Turning off the phone, he said, “It’s Old Hunter, Detective Yu’s father.”

“Does his father work for you too?”

“No, he’s retired. He’s helping me with another case,” he said, standing. “Well, it’s time for me to leave.”

He could not stay longer. She did not know about his other case. And he would not tell her about it. It was not her business.

As she tried to rise, he put a hand lightly on her shoulders. “Relax, Inspector Rohn. We have a lot of work to do tomorrow. Good night.”

He closed the door after him.

The echo of his footsteps faded along the corridor.

There was a sound of the elevator bobbing to a stop and then starting to descend slowly.

Whatever reservations Inspector Rohn might have about her Chinese partner, and his possible involvement in a cover-up, she was grateful for this evening.

Chapter 11

Chen failed to reach Old Hunter. He had forgotten to ask where the old man had called from. He had been too preoccupied with telling the story of Dr. Zhivago in China to an attentive American audience of one. So he decided to walk home. Perhaps before he got there, his phone would start ringing again.

It rang at the corner of Sichuan Road, but it was Detective Yu.

“We’re in for it, Chief.”

“What?”

Yu told him about the food poisoning incident at the hotel and concluded, “The gang is connected to the Fujian police.”

“You may be right,” Chen said, not adding his own comment: not only with the Fujian police. “This investigation is a joint operation, but we don’t have to report to the local cops all the time. Whatever action you’re going to take, go ahead on your own. Don’t worry about their reaction. I will be responsible.”

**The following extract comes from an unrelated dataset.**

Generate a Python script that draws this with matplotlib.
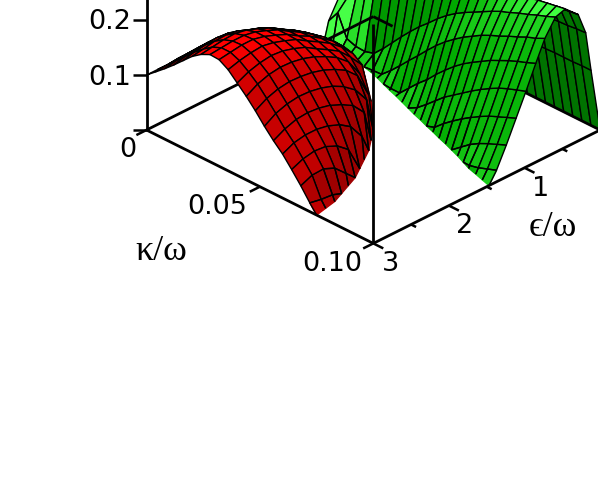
import numpy as np
import matplotlib
matplotlib.use('Agg')
import matplotlib.pyplot as plt
from mpl_toolkits.mplot3d import proj3d
from mpl_toolkits.mplot3d.art3d import Poly3DCollection, Line3DCollection

# green sheet: one row per kappa, values along the green_eps lines and a last 0 on the edge
green_kappa = [0.000, 0.004, 0.008, 0.012, 0.016, 0.020, 0.024, 0.028, 0.032, 0.036, 0.040, 0.044, 0.048,
               0.052, 0.056, 0.060, 0.064, 0.068, 0.072, 0.076, 0.080, 0.084, 0.088, 0.092, 0.096, 0.100]
green_eps = [0.00, 0.12, 0.19, 0.29, 0.46, 0.59, 0.73, 0.85, 0.98, 1.11, 1.24, 1.37, 1.50]
green_edge = [0.650, 0.660, 0.675, 0.690, 0.705, 0.725, 0.750, 0.785, 0.825, 0.865, 0.900, 0.940, 0.980,
              1.020, 1.055, 1.095, 1.130, 1.170, 1.205, 1.245, 1.285, 1.330, 1.375, 1.405, 1.438, 1.470]
green_z = [
    [0, .100, .118, .105, .065, .033, 0],
    [0, .098, .116, .105, .075, .056, 0],
    [0, .098, .116, .108, .088, .017, 0],
    [0, .099, .118, .115, .100, .011, 0],
    [0, .100, .120, .122, .115, .010, 0],
    [0, .101, .124, .130, .130, .015, 0],
    [0, .102, .128, .140, .140, .032, .002, 0],
    [0, .104, .133, .150, .150, .051, .003, 0],
    [0, .106, .140, .160, .165, .070, .018, 0],
    [0, .107, .146, .168, .175, .088, .035, .002, 0],
    [0, .108, .152, .176, .185, .105, .053, .002, 0],
    [0, .109, .156, .182, .192, .120, .070, .019, 0],
    [0, .110, .160, .186, .198, .136, .088, .036, 0],
    [0, .111, .164, .190, .204, .150, .105, .051, .009, 0],
    [0, .112, .167, .194, .210, .162, .120, .069, .023, 0],
    [0, .113, .170, .198, .215, .172, .133, .085, .038, 0],
    [0, .113, .173, .202, .219, .181, .145, .100, .053, .007, 0],
    [0, .114, .176, .206, .223, .190, .155, .113, .065, .022, 0],
    [0, .114, .178, .210, .227, .199, .165, .124, .077, .035, 0],
    [0, .115, .180, .213, .231, .207, .173, .134, .089, .047, 0],
    [0, .115, .182, .216, .235, .213, .180, .144, .100, .058, .013, 0],
    [0, .116, .184, .219, .239, .220, .188, .152, .110, .068, .026, 0],
    [0, .116, .186, .222, .243, .226, .195, .160, .119, .077, .036, .005, 0],
    [0, .116, .187, .225, .246, .233, .203, .167, .126, .084, .044, .009, 0],
    [0, .117, .189, .228, .249, .239, .209, .173, .132, .091, .051, .015, 0],
    [0, .117, .190, .230, .252, .246, .217, .180, .138, .098, .058, .021, 0],
]

# red sheet: one row per eps, values at kappa = 0, 0.004 ... and a last 0 on the edge
red_eps = [0.60, 0.75, 0.90, 1.05, 1.20, 1.35, 1.50, 1.65, 1.80, 1.95, 2.10, 2.25, 2.40, 2.55, 2.70, 2.85, 3.00]
red_kappa = [0.000, 0.004, 0.008, 0.012, 0.016, 0.020, 0.024, 0.028, 0.032, 0.036, 0.040, 0.044, 0.048,
             0.052, 0.056, 0.060, 0.064, 0.068, 0.072, 0.076]
red_edge = [0.000, 0.012, 0.022, 0.031, 0.039, 0.045, 0.050, 0.054, 0.058, 0.061, 0.064, 0.067, 0.069,
            0.071, 0.073, 0.074, 0.075]
red_z = [
    [0],
    [.015, .018, .018, 0],
    [.030, .035, .039, .041, .042, .030, 0],
    [.040, .046, .052, .057, .060, .062, .058, .040, 0],
    [.050, .058, .065, .071, .076, .081, .083, .081, .076, .050, 0],
    [.060, .069, .078, .086, .094, .099, .103, .105, .104, .100, .088, .030, 0],
    [.070, .080, .090, .100, .109, .116, .120, .124, .125, .122, .112, .090, .060, 0],
    [.078, .089, .100, .111, .121, .130, .135, .139, .140, .139, .133, .122, .105, .070, 0],
    [.085, .097, .109, .121, .133, .142, .148, .153, .154, .152, .146, .140, .125, .098, .065, 0],
    [.088, .102, .117, .131, .144, .155, .161, .165, .165, .164, .158, .152, .137, .114, .088, .040, 0],
    [.092, .108, .123, .139, .153, .165, .173, .178, .178, .177, .171, .162, .146, .125, .100, .068, 0],
    [.095, .112, .129, .145, .160, .172, .182, .187, .187, .185, .179, .169, .152, .132, .109, .082, .045, 0],
    [.100, .118, .136, .152, .168, .180, .190, .195, .195, .192, .185, .173, .155, .136, .114, .090, .062, .020, 0],
    [.100, .118, .136, .153, .170, .183, .194, .199, .200, .196, .187, .174, .156, .137, .116, .094, .071, .040, 0],
    [.100, .118, .135, .151, .167, .182, .193, .199, .200, .194, .184, .171, .153, .134, .114, .094, .073, .049, .010, 0],
    [.100, .116, .132, .148, .164, .178, .190, .197, .197, .190, .178, .164, .146, .127, .107, .090, .069, .048, .012, 0],
    [.100, .114, .128, .143, .159, .175, .187, .195, .194, .184, .168, .152, .134, .114, .096, .080, .060, .039, .016, 0],
]

kappa_ticks = [0.0, 0.05, 0.10]
eps_major = [0, 1, 2, 3]
eps_minor = [0.5, 1.5, 2.5]
z_ticks = [0.0, 0.1, 0.2]

SCALE = np.array([321 / 3, 321 / 0.1, 635])
VIEW = np.array([0.612, 0.612, 0.5])
LIGHT = np.array([0.0, -0.3, 0.95])


def green_shade(dot, under, kappa):
    if kappa < 0.008:
        return (0.28, 1, 0.28)
    if kappa < 0.014:
        return (0.16, 0.88, 0.16)
    if under:
        return (0, 0.45, 0)
    g = np.clip(0.32 + 0.8 * dot, 0.6, 1)
    r = np.clip(0.1 + 0.75 * (g - 0.8), 0, 1)
    return (r, g, r)


def red_shade(dot, under, kappa):
    if kappa < 0.018:
        return (0.55, 0, 0)
    if under:
        return (0.62, 0, 0)
    return (np.clip(0.55 + 0.5 * dot, 0.62, 1), 0, 0)


def sheet(ax, rows, steps, edges, zrows, flip, shade, zorder, overlay_from):
    # flip False: rows are kappa, steps are eps. flip True: rows are eps, steps are kappa
    pts, edge = {}, {}
    for i, r in enumerate(rows):
        for j, s in enumerate(steps):
            on_edge = j >= len(zrows[i]) - 1
            b = edges[i] if on_edge else s
            z = 0 if on_edge else zrows[i][j]
            pts[i, j] = (r, b, z) if flip else (b, r, z)
            edge[i, j] = on_edge
    polys, faces, lines_ = [], [], []
    outlines = []
    for i in range(len(rows) - 1):
        for j in range(len(steps) - 1):
            ids = [(i, j), (i + 1, j), (i + 1, j + 1), (i, j + 1)]
            if all(edge[k] for k in ids):
                continue
            v = np.array([pts[k] for k in ids], float)
            n = np.cross((v[2] - v[0]) * SCALE, (v[3] - v[1]) * SCALE)
            n = n / max(np.linalg.norm(n), 1e-9)
            if n[2] < 0:
                n = -n
            under = n @ VIEW < 0
            trimmed = any(edge[k] for k in ids)
            dot = n @ LIGHT
            c = shade(min(dot, 0.6) if trimmed else dot, under, v[:, 1].mean())
            polys.append(v)
            faces.append(c)
            outlines.append(c if trimmed else (0, 0, 0))
            if trimmed and not under and rows[i] >= overlay_from:
                for a, b in zip(ids, ids[1:] + ids[:1]):
                    if not (edge[a] and edge[b]):
                        lines_.append([pts[a], pts[b]])
    coll = Poly3DCollection(polys, facecolors=faces, edgecolors=outlines, linewidths=1.0, zorder=zorder)
    ax.add_collection3d(coll)
    if lines_:
        ax.add_collection3d(Line3DCollection(lines_, colors='k', linewidths=1.0, zorder=zorder + 0.1))


fig = plt.figure(figsize=(5.98, 4.89), dpi=100)
side = 900
ax = fig.add_axes([0, 0, side / 598, side / 489], projection='3d', computed_zorder=False)
ax.set_proj_type('ortho')
ax.view_init(elev=30, azim=45)
ax.set_box_aspect((321, 321, 254))
ax.set_axis_off()

sheet(ax, green_kappa, green_eps, green_edge, green_z, False, green_shade, 2, -1)
sheet(ax, red_eps, red_kappa, red_edge, red_z, True, red_shade, 4, 1.5)


def seg(e, k, z, zo=6, lw=2.0, color='k'):
    ax.plot(e, k, z, color=color, lw=lw, zorder=zo, solid_capstyle='butt')


# back lines: over the green, under the red
seg([3, 0], [0, 0], [0, 0], zo=3)
seg([0, 0], [0, 0.0085], [0, 0], zo=3)
seg([0, 0], [0.067, 0.1], [0, 0], zo=3)
# floor axes and uprights
seg([0, 0], [0.1, 0.1], [0, 0.18], zo=1, color='#c8c8c8')
seg([3, 3], [0, 0.1], [0, 0])
seg([3, 0], [0.1, 0.1], [0, 0])
seg([3, 3], [0, 0], [0, 0.4])
seg([3, 3], [0.1, 0.1], [0, 0.4])
# ticks
for k in kappa_ticks:
    seg([3, 3.134], [k, k], [0, 0], lw=1.8)
for e in eps_major:
    seg([e, e], [0.1, 0.1044], [0, 0], lw=1.8)
for e in eps_minor:
    seg([e, e], [0.1, 0.1022], [0, 0], lw=1.8)
for z in z_ticks:
    seg([3, 3.087], [0, -0.0029], [z, z], lw=1.8)

ax.set_xlim(0, 3)
ax.set_ylim(0, 0.1)
ax.set_zlim(0, 0.4)


def to_px(e, k, z):
    X, Y, _ = proj3d.proj_transform(e, k, z, ax.get_proj())
    return ax.transData.transform((X, Y))


# fit the box onto the picture's corners
fig.canvas.draw()
p0, p1 = to_px(3, 0, 0), to_px(3, 0.1, 0)
side = side * 226.8 / (p1[0] - p0[0])
ax.set_position([0, 0, side / 598, side / 489])
fig.canvas.draw()
p0 = to_px(3, 0, 0)
ax.set_position([(146.5 - p0[0]) / 598, (489 - 131 - p0[1]) / 489, side / 598, side / 489])


def label(x, y, s, size=19.5, family='DejaVu Sans'):
    fig.text(x / 598, 1 - y / 489, s, ha='center', va='center', fontsize=size, family=family)


label(110, 22, '0.2')
label(110, 78, '0.1')
label(128, 150, '0')
label(217, 207, '0.05')
label(332, 264, '0.10')
label(391, 264, '3')
label(465, 226, '2')
label(541, 189, '1')
label(161, 252, 'κ/ω', size=26, family=['Liberation Serif', 'DejaVu Serif'])
label(553, 227, 'ϵ/ω', size=26, family=['Liberation Serif', 'DejaVu Serif'])

fig.savefig('out.png', dpi=100)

“I see, Chief Inspector Chen.”

“From now on, call me at my home or on my cell phone. Send faxes to my home. In an emergency, contact Little Zhou. You cannot be too careful.”

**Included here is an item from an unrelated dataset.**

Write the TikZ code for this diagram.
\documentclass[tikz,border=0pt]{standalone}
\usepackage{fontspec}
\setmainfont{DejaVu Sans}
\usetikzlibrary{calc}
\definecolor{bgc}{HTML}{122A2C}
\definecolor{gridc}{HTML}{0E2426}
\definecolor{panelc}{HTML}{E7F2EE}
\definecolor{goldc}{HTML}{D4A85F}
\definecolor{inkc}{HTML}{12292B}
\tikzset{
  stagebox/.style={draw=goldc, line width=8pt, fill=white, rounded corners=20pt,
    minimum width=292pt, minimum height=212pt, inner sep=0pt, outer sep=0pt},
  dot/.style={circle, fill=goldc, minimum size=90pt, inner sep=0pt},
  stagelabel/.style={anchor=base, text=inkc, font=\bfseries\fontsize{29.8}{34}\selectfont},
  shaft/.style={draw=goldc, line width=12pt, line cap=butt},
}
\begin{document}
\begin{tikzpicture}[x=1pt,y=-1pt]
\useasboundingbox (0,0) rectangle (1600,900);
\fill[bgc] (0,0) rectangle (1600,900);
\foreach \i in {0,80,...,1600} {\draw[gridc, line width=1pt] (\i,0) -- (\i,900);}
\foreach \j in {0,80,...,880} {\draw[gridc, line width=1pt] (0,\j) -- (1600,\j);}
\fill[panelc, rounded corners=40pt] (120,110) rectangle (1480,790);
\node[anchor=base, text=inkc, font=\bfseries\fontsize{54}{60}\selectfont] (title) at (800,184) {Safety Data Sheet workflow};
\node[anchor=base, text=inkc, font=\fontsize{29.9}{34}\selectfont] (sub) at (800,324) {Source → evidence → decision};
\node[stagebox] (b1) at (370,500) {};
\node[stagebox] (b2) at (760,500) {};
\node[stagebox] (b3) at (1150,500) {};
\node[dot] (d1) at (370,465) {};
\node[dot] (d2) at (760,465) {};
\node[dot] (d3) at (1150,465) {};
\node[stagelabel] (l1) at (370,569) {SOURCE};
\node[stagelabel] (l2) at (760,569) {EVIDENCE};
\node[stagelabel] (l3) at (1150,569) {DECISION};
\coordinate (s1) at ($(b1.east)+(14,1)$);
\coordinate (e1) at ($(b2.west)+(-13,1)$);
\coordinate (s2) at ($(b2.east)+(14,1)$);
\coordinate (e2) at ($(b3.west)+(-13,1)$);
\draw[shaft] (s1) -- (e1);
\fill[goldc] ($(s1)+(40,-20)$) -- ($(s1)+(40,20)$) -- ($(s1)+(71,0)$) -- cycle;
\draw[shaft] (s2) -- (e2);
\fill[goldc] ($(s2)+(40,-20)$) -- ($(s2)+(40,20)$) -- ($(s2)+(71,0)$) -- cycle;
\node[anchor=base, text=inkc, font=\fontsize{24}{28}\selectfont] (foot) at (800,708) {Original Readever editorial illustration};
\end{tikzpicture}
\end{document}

“Take care of yourself, too.”

The food poisoning incident made him think of Inspector Rohn. First the motorcycle, and then the accident on the staircase.

They might have been followed. While they were talking with Zhu upstairs, something could have been done to the steps. Under normal circumstances, Chief Inspector Chen would have treated such an idea like a tall tale from Liaozhai, but they were dealing with a triad.

Anything was possible.

The triad might be proceeding on two fronts, in Shanghai and in Fujian. They were more resourceful than he had anticipated. And more calculating, too. The attempts, if that is what they were, had been made to seem like accidents, orchestrated so that there was no way to trace them to the perpetrators.